Ночью Федерико не может заснуть. Он пробирается по вагону, открывает дверь на площадку. К нему испуганно оборачиваются проводник и двое крестьян, едущих без билета, но, увидев молодого человека, успокаиваются и продолжают беседу. Да это и не беседа, старик крестьянин что-то рассказывает, а те молча покачивают головами – то ли в знак согласия, то ли просто в такт поезду.
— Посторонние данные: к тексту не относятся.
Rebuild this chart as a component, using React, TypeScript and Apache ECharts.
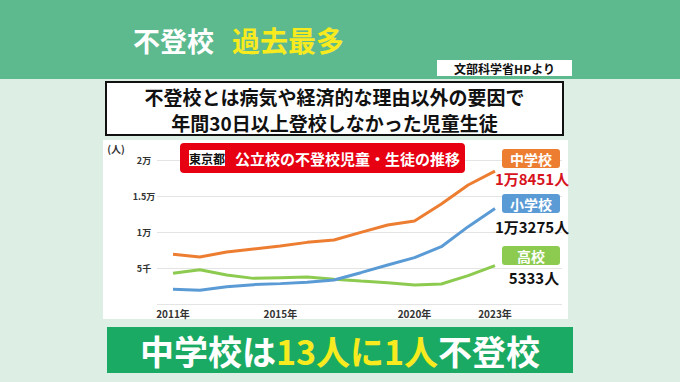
import React, { useEffect, useRef } from "react";
import * as echarts from "echarts";

const years = ["2011年","2012年","2013年","2014年","2015年","2016年","2017年","2018年","2019年","2020年","2021年","2022年","2023年"];
const shownYearIdx = [0, 4, 9, 12];
const juniorHigh = [6900, 6530, 7220, 7640, 8050, 8560, 8890, 9950, 10970, 11530, 13890, 16530, 18451];
const elementary = [2040, 1900, 2410, 2690, 2830, 3010, 3330, 4350, 5420, 6440, 7960, 10740, 13275];
const highSchool = [4260, 4770, 4030, 3560, 3660, 3750, 3430, 3190, 2960, 2640, 2780, 3940, 5333];
const yTickLabels: Record<number, string> = { 0: "", 5000: "5千", 10000: "1万", 15000: "1.5万", 20000: "2万" };

const FONT = '"Noto Sans CJK JP", "Noto Sans", sans-serif';
const ORANGE = "#EC7D31";
const BLUE = "#5B9BD5";
const GREEN = "#8DCB50";

export default function App() {
  const ref = useRef<HTMLDivElement>(null);
  useEffect(() => {
    document.body.style.margin = "0";
    const chart = echarts.init(ref.current!, null, { renderer: "svg" });
    const txt = (text: string, x: number, y: number, size: number, fill: string, align = "center", z = 10) => ({
      type: "text", x, y, z,
      style: { text, fill, fontSize: size, fontWeight: "bold", fontFamily: FONT, textAlign: align, textVerticalAlign: "middle" },
    });
    const rect = (x: number, y: number, w: number, h: number, fill: string, z = 5, r = 0, extra: any = {}) => ({
      type: "rect", z, shape: { x, y, width: w, height: h, r }, style: { fill, ...extra },
    });
    chart.setOption({
      animation: false,
      textStyle: { fontFamily: FONT },
      grid: [
        { left: 157, right: 118, top: 160, bottom: 78 },
        { left: 173, right: 185, top: 160, bottom: 78 },
      ],
      xAxis: [
        { type: "category", gridIndex: 0, show: false, data: years },
        {
          type: "category", gridIndex: 1, data: years, boundaryGap: false,
          axisLine: { show: false }, axisTick: { show: false },
          axisLabel: {
            interval: (i: number) => shownYearIdx.includes(i),
            fontSize: 10, fontWeight: "bold", color: "#333", margin: 4, fontFamily: FONT,
          },
        },
      ],
      yAxis: [
        {
          type: "value", gridIndex: 0, min: 0, max: 20000, interval: 5000,
          axisLine: { show: false }, axisTick: { show: false },
          splitLine: { lineStyle: { color: "#E4E4E4", width: 1 } },
          axisLabel: {
            formatter: (v: number) => yTickLabels[v] ?? "",
            align: "center", margin: 13, fontSize: 9, fontWeight: "bold", color: "#333", fontFamily: FONT,
          },
        },
        { type: "value", gridIndex: 1, min: 0, max: 20000, interval: 5000, show: false, splitLine: { show: false } },
      ],
      series: [
        { name: "中学校", type: "line", xAxisIndex: 1, yAxisIndex: 1, data: juniorHigh, showSymbol: false, lineStyle: { color: ORANGE, width: 3 }, z: 3 },
        { name: "小学校", type: "line", xAxisIndex: 1, yAxisIndex: 1, data: elementary, showSymbol: false, lineStyle: { color: BLUE, width: 3 }, z: 3 },
        { name: "高校", type: "line", xAxisIndex: 1, yAxisIndex: 1, data: highSchool, showSymbol: false, lineStyle: { color: GREEN, width: 3 }, z: 2 },
      ],
      graphic: [
        // backgrounds
        rect(0, 0, 680, 382, "#DDEEE4", -20),
        rect(0, 0, 680, 79, "#5CBA8E", -19),
        rect(103, 140, 465, 179, "#FFFFFF", -19),
        // title
        txt("不登校", 133, 40, 27, "#FFFFFF", "left"),
        txt("過去最多", 232, 40, 28, "#F7EA1E", "left"),
        // source
        rect(437, 60, 135, 16, "#FFFFFF", 5),
        txt("文部科学省HPより", 504.5, 68, 12, "#111111"),
        // subtitle box
        rect(106, 82, 457, 53, "#FFFFFF", 5, 0, { stroke: "#111111", lineWidth: 2 }),
        txt("不登校とは病気や経済的な理由以外の要因で", 334.5, 96, 19, "#111111"),
        txt("年間30日以上登校しなかった児童生徒", 334.5, 122, 19, "#111111"),
        // unit
        txt("(人)", 116, 148, 10, "#333333"),
        // red chart title
        rect(180, 143, 285, 30, "#E60012", 20, 4),
        rect(189, 150, 36, 16, "#FFFFFF", 21),
        txt("東京都", 207, 158.5, 12, "#111111", "center", 22),
        txt("公立校の不登校児童・生徒の推移", 235, 158.5, 15, "#FFFFFF", "left", 22),
        // right labels
        rect(502, 149, 58, 19, ORANGE, 20, 3),
        txt("中学校", 531, 158.5, 14, "#FFFFFF", "center", 22),
        txt("1万8451人", 532, 178, 15, "#D7141E", "center", 22),
        rect(502, 194, 58, 19, BLUE, 20, 3),
        txt("小学校", 531, 203.5, 14, "#FFFFFF", "center", 22),
        txt("1万3275人", 532, 226, 15, "#111111", "center", 22),
        rect(502, 246, 58, 19, GREEN, 20, 3),
        txt("高校", 531, 255.5, 14, "#FFFFFF", "center", 22),
        txt("5333人", 534, 277, 15, "#111111", "center", 22),
        // bottom banner
        rect(107, 327, 466, 46, "#1BAA63", 5),
        {
          type: "text", x: 340, y: 350, z: 10,
          style: {
            text: "{w|中学校は}{y|13人に1人}{w|不登校}",
            textAlign: "center", textVerticalAlign: "middle",
            rich: {
              w: { fill: "#FFFFFF", fontSize: 34, fontWeight: "bold", fontFamily: FONT },
              y: { fill: "#F7EA1E", fontSize: 34, fontWeight: "bold", fontFamily: FONT },
            },
          },
        },
      ],
    });
    return () => chart.dispose();
  }, []);
  return <div ref={ref} style={{ width: 680, height: 382 }} />;
}
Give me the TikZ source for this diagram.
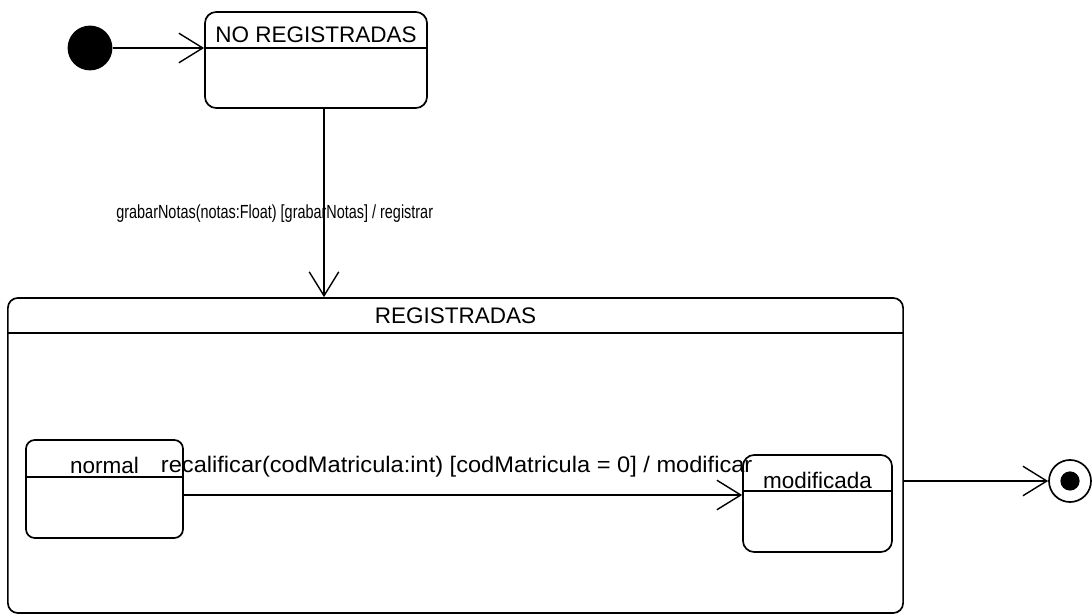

Старик говорит на кастильском диалекте, знакомые слова звучат непривычно, а интонация та же самая, с которой рассказывают о своих бедствиях земляки Федерико, крестьяне Веги, – в ней покорность судьбе, горечь, гордость. Речь идет о каком-то управляющем имением, где работают оба крестьянина, – сущем изверге. Он и надсмотрщик, он и сборщик податей; он выколачивает из крестьян арендную плату, а из тех, кого летом нанимает на полевые работы, все соки выжмет. Попробуй кто поставить силок на кролика в господском лесу или поймать форель в господском ручье – он тут как тут. И чуть что – сразу вызовет гражданских гвардейцев, для них в имении и казарма нарочно построена. И вот с неделю назад пропали из сарая автомобильные шины. Туда-сюда – никаких следов. Тогда он что сделал: приказал гвардейцам взять пастушонка, мальчишку лет двенадцати, хоть и знал, что тот не мог украсть, и велел пороть его до тех пор, пока не выдаст, кто стащил шины. Мальчишка слабенький, сирота, однако молчит. Запороли до полусмерти. Обиделись люди. Сеньор управляющий – человек осторожный, без сопровождения гвардейцев – никуда, но тут поторопился как-то, пошел один да еще лесом...

Гудок паровоза, поезд замедляет ход, крестьяне вскидывают на плечи свои мешки. Так Федерико и не узнает, что случилось с сеньором управляющим. Но, уже шагнув на ступеньку, тот из крестьян, что помоложе, оборачивается к нему, подмигивает и улыбается – белозубо, мстительно, торжествующе. И Федерико отвечает ему такой же улыбкой.